Start with the line that contains "Rebuild this chart" and end with the line that contains "0.105, 0.110, 0.115, 0.120]"; retype those lines and the ones between them exactly, without any pictures.

DATA SHOWN

--------

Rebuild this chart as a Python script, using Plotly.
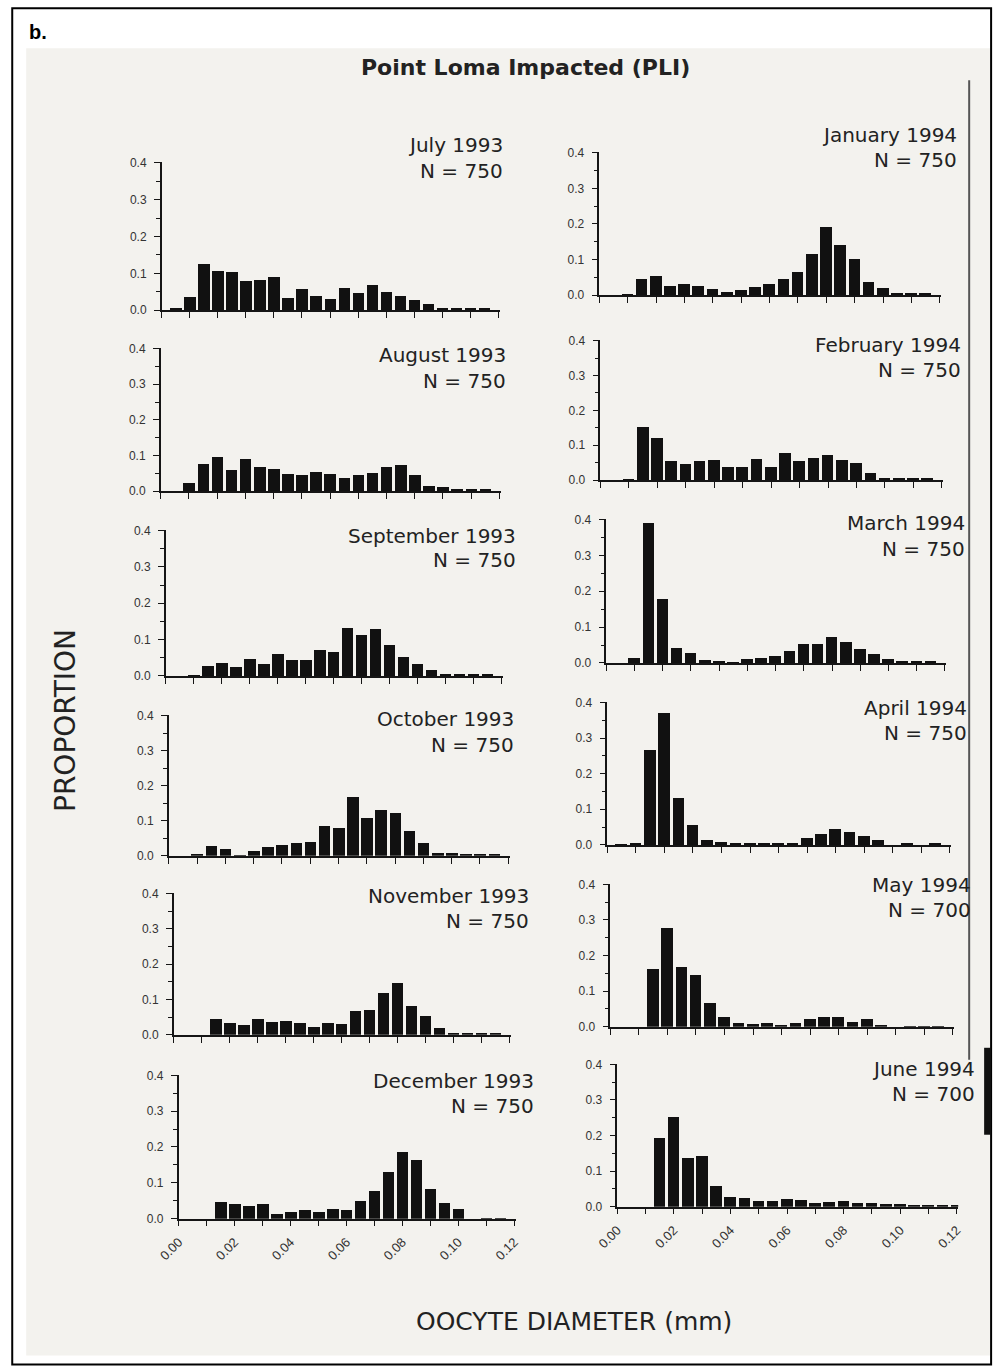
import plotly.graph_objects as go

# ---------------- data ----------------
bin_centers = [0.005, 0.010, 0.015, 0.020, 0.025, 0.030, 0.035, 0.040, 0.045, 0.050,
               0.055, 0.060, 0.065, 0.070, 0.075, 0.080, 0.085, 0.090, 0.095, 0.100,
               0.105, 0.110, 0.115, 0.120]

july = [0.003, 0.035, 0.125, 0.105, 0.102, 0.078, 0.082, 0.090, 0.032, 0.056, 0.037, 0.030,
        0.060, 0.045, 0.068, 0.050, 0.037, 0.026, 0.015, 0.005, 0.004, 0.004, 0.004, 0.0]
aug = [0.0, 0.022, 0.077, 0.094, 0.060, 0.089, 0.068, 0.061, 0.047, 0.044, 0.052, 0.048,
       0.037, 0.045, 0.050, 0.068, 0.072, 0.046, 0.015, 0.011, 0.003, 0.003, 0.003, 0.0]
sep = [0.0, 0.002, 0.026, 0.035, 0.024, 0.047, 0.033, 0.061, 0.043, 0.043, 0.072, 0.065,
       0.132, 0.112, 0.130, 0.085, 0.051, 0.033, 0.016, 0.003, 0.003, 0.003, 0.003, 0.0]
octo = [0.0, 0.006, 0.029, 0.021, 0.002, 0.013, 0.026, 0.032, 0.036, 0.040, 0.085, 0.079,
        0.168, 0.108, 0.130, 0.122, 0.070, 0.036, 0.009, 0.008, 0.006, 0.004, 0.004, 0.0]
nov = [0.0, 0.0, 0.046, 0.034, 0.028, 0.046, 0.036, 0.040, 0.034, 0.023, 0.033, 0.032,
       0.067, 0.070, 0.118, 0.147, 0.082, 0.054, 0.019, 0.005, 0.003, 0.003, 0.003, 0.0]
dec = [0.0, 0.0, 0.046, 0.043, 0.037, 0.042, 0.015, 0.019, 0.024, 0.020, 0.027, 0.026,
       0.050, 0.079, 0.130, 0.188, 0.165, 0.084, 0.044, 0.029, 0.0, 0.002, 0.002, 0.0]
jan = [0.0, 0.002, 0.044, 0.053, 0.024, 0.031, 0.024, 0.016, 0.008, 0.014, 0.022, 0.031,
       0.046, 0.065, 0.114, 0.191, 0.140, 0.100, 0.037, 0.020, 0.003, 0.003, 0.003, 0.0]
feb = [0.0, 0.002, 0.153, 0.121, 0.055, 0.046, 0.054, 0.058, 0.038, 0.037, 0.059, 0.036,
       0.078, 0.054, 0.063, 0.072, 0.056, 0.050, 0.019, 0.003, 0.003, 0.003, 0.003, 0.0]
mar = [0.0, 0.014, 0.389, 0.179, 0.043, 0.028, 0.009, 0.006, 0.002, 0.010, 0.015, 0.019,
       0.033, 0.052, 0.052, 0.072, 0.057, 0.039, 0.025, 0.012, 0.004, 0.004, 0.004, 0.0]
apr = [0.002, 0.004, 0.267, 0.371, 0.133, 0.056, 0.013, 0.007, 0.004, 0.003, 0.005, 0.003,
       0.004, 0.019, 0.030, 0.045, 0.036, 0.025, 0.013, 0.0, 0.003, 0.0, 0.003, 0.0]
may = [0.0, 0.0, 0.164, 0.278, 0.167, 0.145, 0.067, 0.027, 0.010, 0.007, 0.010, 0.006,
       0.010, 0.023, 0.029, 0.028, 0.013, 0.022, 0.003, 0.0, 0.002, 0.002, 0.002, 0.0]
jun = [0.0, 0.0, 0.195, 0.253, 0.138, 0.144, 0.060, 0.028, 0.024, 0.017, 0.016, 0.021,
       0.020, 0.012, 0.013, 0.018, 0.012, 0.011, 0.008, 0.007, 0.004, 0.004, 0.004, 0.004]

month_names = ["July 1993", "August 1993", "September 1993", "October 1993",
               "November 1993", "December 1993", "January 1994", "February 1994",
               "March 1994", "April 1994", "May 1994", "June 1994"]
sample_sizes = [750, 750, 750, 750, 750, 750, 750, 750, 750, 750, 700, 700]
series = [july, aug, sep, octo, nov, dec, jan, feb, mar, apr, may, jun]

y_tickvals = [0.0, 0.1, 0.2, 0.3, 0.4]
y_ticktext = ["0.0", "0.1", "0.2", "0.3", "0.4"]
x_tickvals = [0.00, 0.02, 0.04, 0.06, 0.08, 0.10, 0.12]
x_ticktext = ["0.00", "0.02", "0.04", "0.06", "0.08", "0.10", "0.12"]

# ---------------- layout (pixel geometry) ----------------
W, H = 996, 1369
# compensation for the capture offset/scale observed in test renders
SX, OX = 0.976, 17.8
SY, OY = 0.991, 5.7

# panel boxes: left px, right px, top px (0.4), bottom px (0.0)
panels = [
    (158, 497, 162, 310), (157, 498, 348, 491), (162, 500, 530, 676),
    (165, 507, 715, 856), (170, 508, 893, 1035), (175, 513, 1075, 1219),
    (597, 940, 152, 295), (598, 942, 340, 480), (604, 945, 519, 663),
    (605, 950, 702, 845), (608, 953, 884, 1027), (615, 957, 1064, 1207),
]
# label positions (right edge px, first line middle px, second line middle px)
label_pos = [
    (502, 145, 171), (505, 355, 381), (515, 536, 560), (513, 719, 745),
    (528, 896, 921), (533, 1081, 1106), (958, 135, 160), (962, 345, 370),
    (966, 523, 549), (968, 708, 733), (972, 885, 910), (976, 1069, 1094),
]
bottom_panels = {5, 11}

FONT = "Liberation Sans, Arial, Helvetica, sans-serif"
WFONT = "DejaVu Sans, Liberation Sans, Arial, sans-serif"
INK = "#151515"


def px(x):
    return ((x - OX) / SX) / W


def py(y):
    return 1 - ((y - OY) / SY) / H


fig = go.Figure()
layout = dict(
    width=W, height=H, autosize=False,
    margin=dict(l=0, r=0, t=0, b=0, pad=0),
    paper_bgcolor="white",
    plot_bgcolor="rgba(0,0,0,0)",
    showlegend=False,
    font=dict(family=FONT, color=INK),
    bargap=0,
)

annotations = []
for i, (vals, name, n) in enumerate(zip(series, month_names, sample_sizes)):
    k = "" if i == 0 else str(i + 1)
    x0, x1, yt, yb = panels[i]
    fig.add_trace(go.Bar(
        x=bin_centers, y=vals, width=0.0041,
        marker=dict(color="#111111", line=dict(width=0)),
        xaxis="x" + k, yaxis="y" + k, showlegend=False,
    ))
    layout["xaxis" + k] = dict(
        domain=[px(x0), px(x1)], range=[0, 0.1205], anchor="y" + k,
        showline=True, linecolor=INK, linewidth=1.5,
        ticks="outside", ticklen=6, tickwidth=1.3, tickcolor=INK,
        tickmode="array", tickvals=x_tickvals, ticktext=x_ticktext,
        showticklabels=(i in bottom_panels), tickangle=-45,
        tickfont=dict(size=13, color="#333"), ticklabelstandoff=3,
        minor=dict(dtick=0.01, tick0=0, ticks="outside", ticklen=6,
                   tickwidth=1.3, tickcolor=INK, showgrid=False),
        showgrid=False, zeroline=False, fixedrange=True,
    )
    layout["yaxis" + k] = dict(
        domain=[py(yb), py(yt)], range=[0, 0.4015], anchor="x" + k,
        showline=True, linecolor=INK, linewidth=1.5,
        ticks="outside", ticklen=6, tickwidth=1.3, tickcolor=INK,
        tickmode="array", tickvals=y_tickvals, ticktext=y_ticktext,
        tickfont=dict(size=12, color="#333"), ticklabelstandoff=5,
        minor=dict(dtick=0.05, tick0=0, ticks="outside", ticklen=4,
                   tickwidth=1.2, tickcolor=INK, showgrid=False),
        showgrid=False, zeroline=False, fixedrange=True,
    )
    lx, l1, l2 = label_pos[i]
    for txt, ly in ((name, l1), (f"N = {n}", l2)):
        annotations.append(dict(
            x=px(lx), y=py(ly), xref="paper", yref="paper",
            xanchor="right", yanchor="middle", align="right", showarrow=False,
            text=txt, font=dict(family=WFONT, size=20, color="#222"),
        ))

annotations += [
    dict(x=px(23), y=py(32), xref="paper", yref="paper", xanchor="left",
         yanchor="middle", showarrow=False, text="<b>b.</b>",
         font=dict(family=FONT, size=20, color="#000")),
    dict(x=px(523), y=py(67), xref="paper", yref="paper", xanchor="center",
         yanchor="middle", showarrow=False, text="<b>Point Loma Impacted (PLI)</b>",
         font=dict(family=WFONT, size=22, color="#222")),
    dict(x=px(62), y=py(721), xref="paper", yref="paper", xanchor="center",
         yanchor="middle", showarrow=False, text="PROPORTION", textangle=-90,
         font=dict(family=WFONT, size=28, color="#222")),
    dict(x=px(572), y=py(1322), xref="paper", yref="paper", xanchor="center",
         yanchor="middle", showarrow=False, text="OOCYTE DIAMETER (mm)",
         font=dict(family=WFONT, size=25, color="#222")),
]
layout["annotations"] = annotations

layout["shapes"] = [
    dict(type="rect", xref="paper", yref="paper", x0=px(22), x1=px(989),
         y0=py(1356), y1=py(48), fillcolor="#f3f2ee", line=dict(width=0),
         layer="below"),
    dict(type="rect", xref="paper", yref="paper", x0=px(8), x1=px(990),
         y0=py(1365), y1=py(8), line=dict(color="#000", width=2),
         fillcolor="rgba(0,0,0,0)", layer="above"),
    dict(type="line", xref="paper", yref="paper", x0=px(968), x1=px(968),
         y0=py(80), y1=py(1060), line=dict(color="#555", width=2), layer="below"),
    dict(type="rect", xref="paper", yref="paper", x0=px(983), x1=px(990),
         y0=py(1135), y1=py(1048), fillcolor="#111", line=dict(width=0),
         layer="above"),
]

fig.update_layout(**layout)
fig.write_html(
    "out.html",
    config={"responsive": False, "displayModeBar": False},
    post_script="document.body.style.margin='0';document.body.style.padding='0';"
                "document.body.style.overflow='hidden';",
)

--------

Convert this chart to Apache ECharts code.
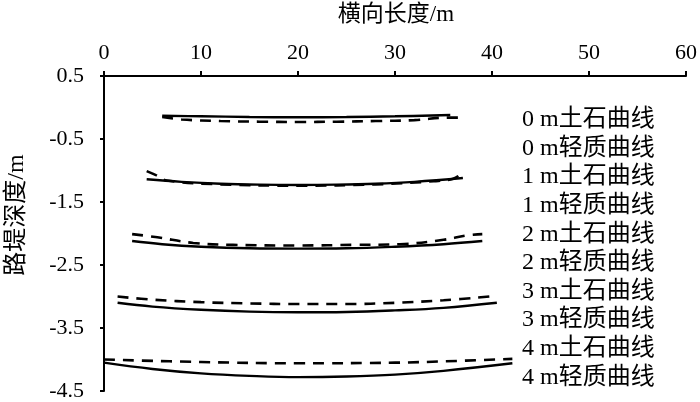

--------

FINAL RESULT
Rebuild this chart as a Python script, using Plotly.
import plotly.graph_objects as go

# ---------------- data ----------------
bin_centers = [0.005, 0.010, 0.015, 0.020, 0.025, 0.030, 0.035, 0.040, 0.045, 0.050,
               0.055, 0.060, 0.065, 0.070, 0.075, 0.080, 0.085, 0.090, 0.095, 0.100,
               0.105, 0.110, 0.115, 0.120]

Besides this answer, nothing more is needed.